I'm assuming you don't have the fan mounted to measure how far to move it forward ? I have a 1 1/2 inch spacer on my Camaro, if that helps....


----------



## 05GTO (Oct 6, 2004)

You can also find them at your local auto parts store,


----------



## Jstreet (Mar 9, 2009)

I have an aftermarket one which I'm not particularly fond of which is 2". The originals are no longer made and I'm not sure what length it's supposed to be. I could get another inch in there at least.


----------



## Too Many Projects (Nov 15, 2008)

Is this a fixed blade or thermal clutch fan? Usually the clutch hub will put the fan into the shroud. Any pics to help see what you are working with ?


----------



## Jstreet (Mar 9, 2009)

*Pics*

Not sure how this is going to help. But hey, I like to look at pictures too. The stock fan and clutch with aftermarket aluminum extension.


----------



## Too Many Projects (Nov 15, 2008)

I was thinking more of it installed and where it is in relation to the shroud. Even with the extra 2 inch spacer, it doesn't reach the shroud ? Do you have the correct shroud ? I, personally, haven't seen spacers used with clutch fans. Usually the stem on the clutch is the correct length for the fan to fit just inside the shroud and that's all you need.


----------



## Jstreet (Mar 9, 2009)

Fan hits the bottom of the shroud with no spacer. have to have the spacer for it to miss.


----------



## Too Many Projects (Nov 15, 2008)

So you're using the spacer to put the fan far enough into the shroud to avoid contact ?? Somethings badly miss-aligned or the wrong fan/shroud.


----------



## Jstreet (Mar 9, 2009)

It barely scrapes the bottom of the shroud. The shroud is new, ordered from Ames. It's correct. Theres only one way the shroud can mount, so I know it's correct. The fan is the stock 19" one for all 69s. The Radiator support panal has new bushings. If these are not as thick as original, it could be the problem. Otherwise, it could be the cheap-ass replacement motor mounts don't sit quite high enough or are made with sub-par material which flexes


----------



## Too Many Projects (Nov 15, 2008)

I guess I'd look at the motor mounts as the likely culprit.


----------



## VettenGoat (Jun 19, 2007)

I have an original Pontiac spacer.
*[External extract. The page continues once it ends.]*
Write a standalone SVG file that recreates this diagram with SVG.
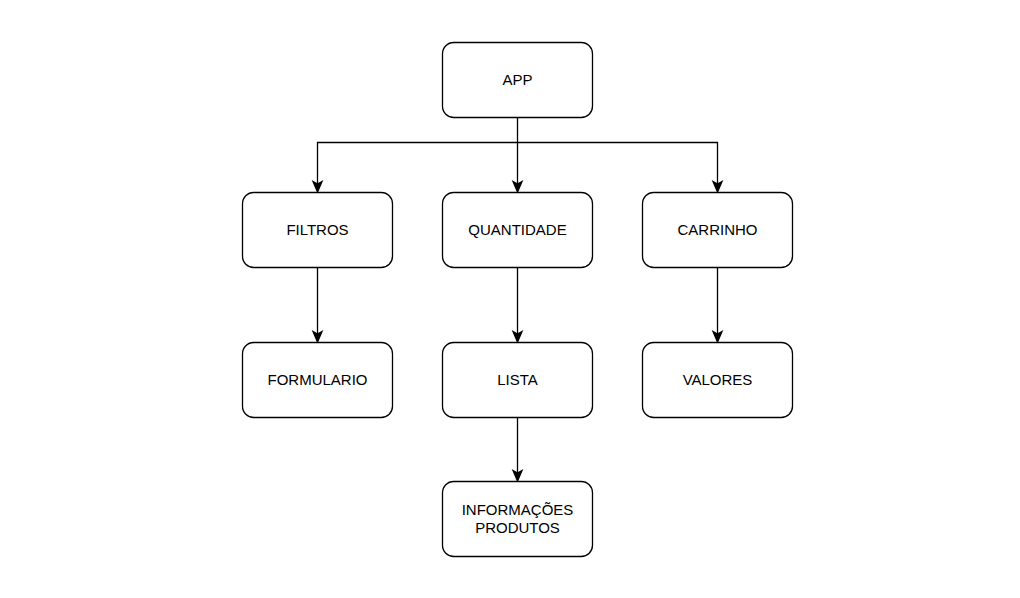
<svg xmlns="http://www.w3.org/2000/svg" width="1020" height="598" viewBox="0 0 1020 598">
<style>
.box{fill:#ffffff;stroke:#000000;stroke-width:1.3}
.t{font-family:"Liberation Sans",Arial,sans-serif;font-size:15px;fill:#000000;text-anchor:middle}
.c{fill:none;stroke:#000000;stroke-width:1.3}
.ah{fill:#000000;stroke:#000000;stroke-width:1.3;stroke-linejoin:miter}
</style>
<rect width="1020" height="598" fill="#ffffff"/>
<g id="connectors">
<path class="c" d="M517.5 117.5 V184"/>
<path class="c" d="M517.5 142.5 H317.5 V184"/>
<path class="c" d="M517.5 142.5 H717.5 V184"/>
<path class="c" d="M317.5 267.5 V334"/>
<path class="c" d="M517.5 267.5 V334"/>
<path class="c" d="M717.5 267.5 V334"/>
<path class="c" d="M517.5 417.5 V473"/>
<path class="ah" d="M517.5 192 L513 181.5 L517.5 184 L522 181.5 Z"/>
<path class="ah" d="M317.5 192 L313 181.5 L317.5 184 L322 181.5 Z"/>
<path class="ah" d="M717.5 192 L713 181.5 L717.5 184 L722 181.5 Z"/>
<path class="ah" d="M317.5 342 L313 331.5 L317.5 334 L322 331.5 Z"/>
<path class="ah" d="M517.5 342 L513 331.5 L517.5 334 L522 331.5 Z"/>
<path class="ah" d="M717.5 342 L713 331.5 L717.5 334 L722 331.5 Z"/>
<path class="ah" d="M517.5 481 L513 470.5 L517.5 473 L522 470.5 Z"/>
</g>
<g id="app"><rect class="box" x="442.5" y="42.5" width="150" height="75" rx="11.25"/><text class="t" x="517.5" y="85">APP</text></g>
<g id="filtros"><rect class="box" x="242.5" y="192.5" width="150" height="75" rx="11.25"/><text class="t" x="317.5" y="235">FILTROS</text></g>
<g id="quantidade"><rect class="box" x="442.5" y="192.5" width="150" height="75" rx="11.25"/><text class="t" x="517.5" y="235">QUANTIDADE</text></g>
<g id="carrinho"><rect class="box" x="642.5" y="192.5" width="150" height="75" rx="11.25"/><text class="t" x="717.5" y="235">CARRINHO</text></g>
<g id="formulario"><rect class="box" x="242.5" y="342.5" width="150" height="75" rx="11.25"/><text class="t" x="317.5" y="385">FORMULARIO</text></g>
<g id="lista"><rect class="box" x="442.5" y="342.5" width="150" height="75" rx="11.25"/><text class="t" x="517.5" y="385">LISTA</text></g>
<g id="valores"><rect class="box" x="642.5" y="342.5" width="150" height="75" rx="11.25"/><text class="t" x="717.5" y="385">VALORES</text></g>
<g id="informacoes"><rect class="box" x="442.5" y="481.5" width="150" height="75" rx="11.25"/><text class="t" x="517.5" y="515">INFORMAÇÕES</text><text class="t" x="517.5" y="533">PRODUTOS</text></g>
</svg>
Length is 2.5". Stamped with (Part Number?) 535-253. With all the parts I'm buying, I can always stand to turn old shelf part into new parts. If this what you are looking for,send me an e-mil at [email protected]

Mike


----------



## Jstreet (Mar 9, 2009)

Thanks Mike. I picked one up at the salvage yard yesterday 2.5" stamped 535-253. Right on the money. I'll shoot you a PM if i come up with anything else.


----------